-- REQUIRED WORK --
In the lines below, output everything from the first line through the line containing "GRAY = '#868686'" exactly as it is. Pictures are not part of the output.
────────────────
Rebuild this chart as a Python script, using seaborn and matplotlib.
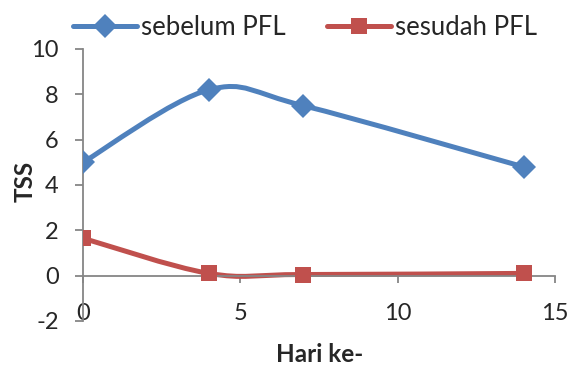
import numpy as np
import pandas as pd
import matplotlib.pyplot as plt
import seaborn as sns
from matplotlib.path import Path
from matplotlib.patches import PathPatch
from matplotlib.lines import Line2D

# data
hari = [0, 4, 7, 14]
sebelum = [5.0, 8.2, 7.5, 4.8]
sesudah = [1.65, 0.1, 0.05, 0.1]
labels = ['sebelum PFL', 'sesudah PFL']

BLUE = '#4F81BD'
RED = '#C0504D'
GRAY = '#868686'


def smooth_path(x, y):
    """Excel-style smoothed line: Catmull-Rom segments as cubic Beziers."""
    pts = np.column_stack([x, y]).astype(float)
    n = len(pts)
    verts = [pts[0]]
    codes = [Path.MOVETO]
    for i in range(n - 1):
        p0 = pts[i - 1] if i > 0 else pts[i]
        p1 = pts[i]
        p2 = pts[i + 1]
        p3 = pts[i + 2] if i + 2 < n else pts[i + 1]
        verts += [p1 + (p2 - p0) / 6, p2 - (p3 - p1) / 6, p2]
        codes += [Path.CURVE4] * 3
    return Path(verts, codes)


sns.set_style('white')
plt.rcParams['font.family'] = ['Lato', 'DejaVu Sans']
plt.rcParams['axes.unicode_minus'] = False

df = pd.DataFrame({
    'hari': hari * 2,
    'tss': sebelum + sesudah,
    'seri': [labels[0]] * len(hari) + [labels[1]] * len(hari),
})

fig = plt.figure(figsize=(5.72, 3.71), dpi=100)
ax = fig.add_axes([0.1451, 0.1348, 0.8252, 0.7332])

for yv, col in [(sebelum, BLUE), (sesudah, RED)]:
    ax.add_patch(PathPatch(smooth_path(hari, yv), fill=False, edgecolor=col,
                           lw=3.6, capstyle='round', joinstyle='round', zorder=2))

sns.lineplot(data=df, x='hari', y='tss', hue='seri', style='seri',
             palette=[BLUE, RED], markers=['D', 's'], dashes=False,
             linestyle='', markersize=12, markeredgewidth=0, ax=ax,
             legend=False, zorder=3)

ax.set_xlim(0, 15)
ax.set_ylim(-2, 10)
ax.set_xticks([0, 5, 10, 15])
ax.set_yticks(range(-2, 11, 2))

for s in ['top', 'right']:
    ax.spines[s].set_visible(False)
ax.spines['bottom'].set_position(('data', 0))
ax.spines['left'].set_position(('data', 0))
for s in ['bottom', 'left']:
    ax.spines[s].set_color(GRAY)
    ax.spines[s].set_linewidth(1.3)

ax.tick_params(axis='x', direction='out', length=5, width=1.3, color=GRAY,
               labelsize=17, pad=15, bottom=True)
ax.tick_params(axis='y', direction='out', length=5.5, width=1.3, color=GRAY,
               labelsize=17, pad=12, left=True)

ax.set_xlabel('Hari ke-', fontsize=17.5, fontweight='bold', va='center')
ax.set_ylabel('TSS', fontsize=17.5, fontweight='bold', va='center')
ax.xaxis.set_label_coords((320 - 83) / 472, -(355 - 321) / 272)
ax.yaxis.set_label_coords(-(83 - 25) / 472, (321 - 181) / 272)

handles = [
    Line2D([], [], color=BLUE, lw=3.6, marker='D', markersize=12, markeredgewidth=0),
    Line2D([], [], color=RED, lw=3.6, marker='s', markersize=12, markeredgewidth=0),
]
fig.legend(handles, labels, loc='center', bbox_to_anchor=(0.533, 0.927),
           ncol=2, frameon=False, fontsize=18.5, handlelength=2.5,
           handletextpad=0.15, columnspacing=1.6)

fig.savefig('out.png', dpi=100)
────────────────
-- RESULT --
Rebuild this chart as a Python script, using seaborn and matplotlib.
import numpy as np
import pandas as pd
import matplotlib.pyplot as plt
import seaborn as sns
from matplotlib.path import Path
from matplotlib.patches import PathPatch
from matplotlib.lines import Line2D

# data
hari = [0, 4, 7, 14]
sebelum = [5.0, 8.2, 7.5, 4.8]
sesudah = [1.65, 0.1, 0.05, 0.1]
labels = ['sebelum PFL', 'sesudah PFL']

BLUE = '#4F81BD'
RED = '#C0504D'
GRAY = '#868686'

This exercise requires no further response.